Are You Allowed to Declare Less Expenses to Increase Your Income?

This is kind of stupid but we were having this discussion this morning and we couldn't really come up with an answer and Google was not any help. I'm genuinely interested now so just seeing if anyone here knows.

Say you work for yourself and you want your tax return income to be over a certain amount. Is it legal or illegal to NOT claim deductions to increase what your income shows on your NOA?

Everything I could find about tax fraud and evasion is about intentionally lying to 'limit' the amount of tax paid.

However by not declaring some expenses you are either getting less of a tax refund or paying more tax.

Doesn't seem like it would hurt the Government but then someone pointed out you could unfairly sign up to some bank reward cards etc when you would not have been able to.

Dodgy either way but is that still fraud?

Comments

  • +14

    It is not illegal to not claim deductions that you are legally entitled to.

  • The ATO/government will 100% definitely not come after you, or care in the slightest, if you fail to claim any deductions you're entitled to.

    If you're doing it with the intent to deceive, it's arguably fraud. I can't see it as remotely likely that the bank would ever find out or care. Assuming you did actually earn the money, they don't care how you choose to spend it.

  • I will be doing similar this year. Went too hard last year and can't get a home loan because of it.

    (I didn't think I would be in a financial position to get a house so early on so I didn't bother me at the time)

  • +3

    Without understanding the gist of the conversation, it's difficult to even fathom a guess as to why what you're saying would be considered 'illegal'.

    Superficially, if not deducting expenses were a crime, then it would open the door to rather farcical situations like being pings for losing a receipt for a deduction that you could have claimed.

    Doesn't seem like it would hurt the Government but then someone pointed out you could unfairly sign up to some bank reward cards etc when you would not have been able to.

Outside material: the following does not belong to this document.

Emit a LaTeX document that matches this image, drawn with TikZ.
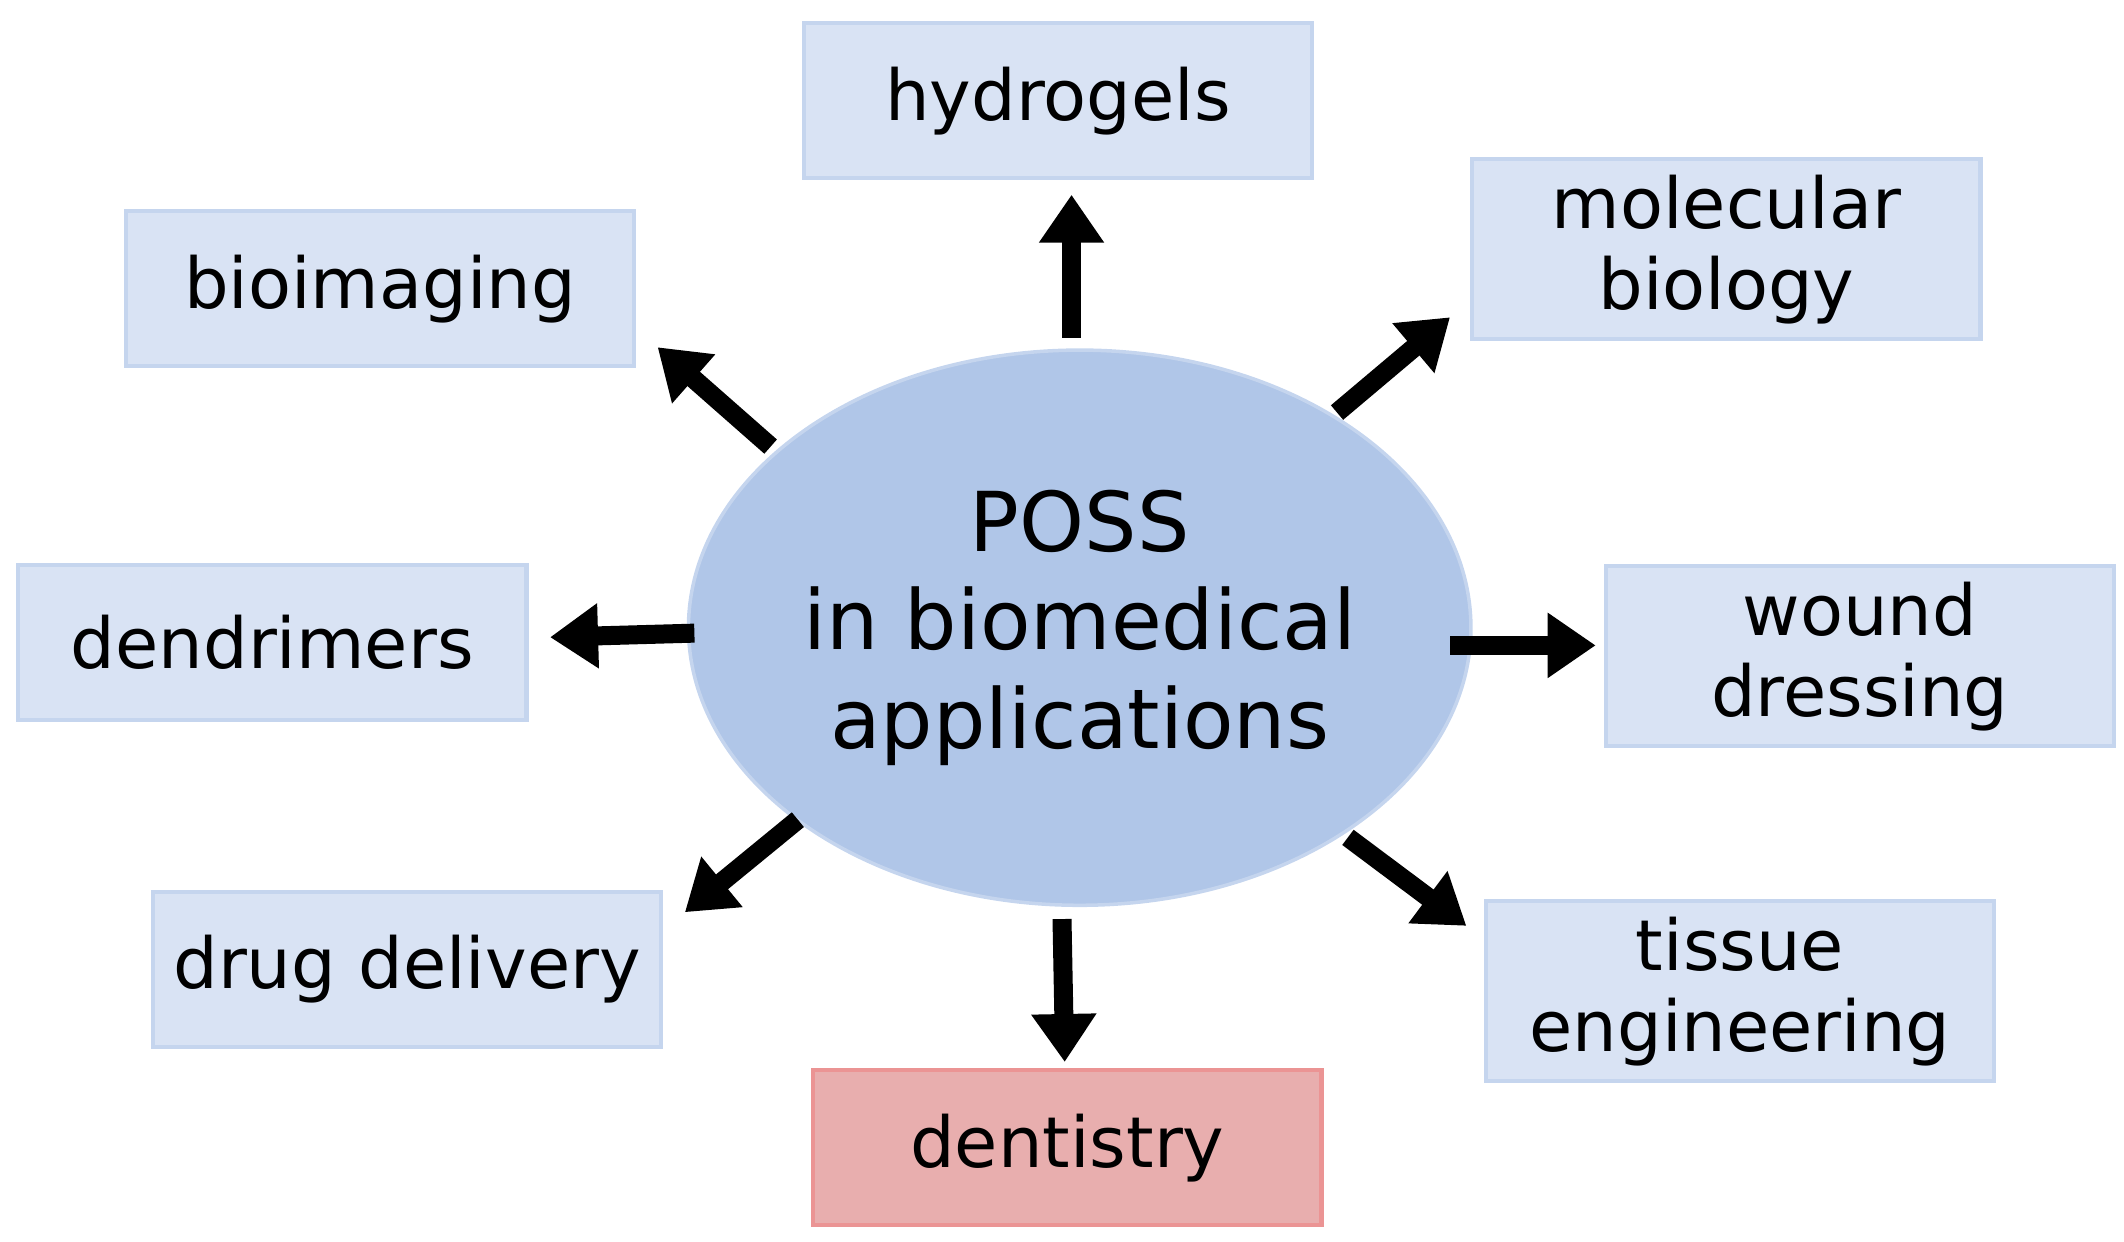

    I'm not sure that this really makes sense. Most card application assessment systems really only care about what your take-home pay is (ie. will you have enough cash to make the repayments for the limit you're requested). If they allow you to enter a taxable income - presumably what you're talking about here - then they'd be converting back to net/gross income to run their calculations.

  • +5

    This is kind of stupid

    The greatest threads always start like this… ;)

  • +2

    not declaring some expenses you are either getting less of a tax refund or paying more tax

    I can even help you implement this. Let me pay some of your work expenses and keep the receipts and you reimburse me.

  • -6

    The income you declare to the ATO (ie your gross income) is before any deductions. If you're declaring an income after subtracting deductions you're doing it wrong and better hope you're not audited. Therefore your question is irrelevant.

  • +1

    Say you work for yourself and you want your tax return income to be over a certain amount. Is it legal or illegal to NOT claim deductions to increase what your income shows on your NOA?

    Not illegal.

    Dodgy either way but is that still fraud?

    No.

  • -1

    This exactly what brokers used to do to get mortgages pushed through. Causing the GFC 😂

    It depends on your purpose for doing so I guess.

  • +7

    Sure and if you want to be super dodgy claim them in few years time as an adjustment because you forgot.

  • To knowingly lodge an untruthful document is against the law, but difficult to prove unless you admit it and not much to gain. It is still 'illegal'. There is a quite a large zone of illegal acts that don't get enforced.

    • +1

      being eligible to claim a deduction is not the same as it being compulsory to claim a deduction

  • -3

    It all boils down to you motivation for doing so. It could be seen as fraud.

    • +1

      *your

  • +1

    It's not tax fraud but it's dishonest accounting. Your income is your income. A potential creditor will first ask you for your gross income, then secondly ask what your expenses are. So you're talking about keeping one set of books for the tax man and one set of books for your creditors? How would this even work? Probably easier to just lie on the special 'rewards card' appliation and hope they don't check rather than set up some elaborate scheme involving the tax office.

  • It's not illegal in a tax sense. You're allowed to pay more tax if you really, really, really want to.

    Whether it's fraud depends on the reason or reasons for even wanting to do this.

    Whether what you're suggesting is idiotic doesn't require any further conversation.

  • I don't think it can be viewed as fraud, but I'm at a loss as to how you might manage this without witholding information from your credittor (which IS fraud).

    You're are mixing up two different concepts which have some overlap but are not entirely the same: expenses, and tax-deductible expenses. The problem is your credittor will still want to know ALL your expenses and will be subtracting them from your reported income anyway. Just because YOU haven't deducted it for tax doesn't mean THEY wont deduct it to find your "net".

    If you meet their "minimum income" but your expenditure is too high, then you are only fooling yourself! You will still fail to meet lending criteria.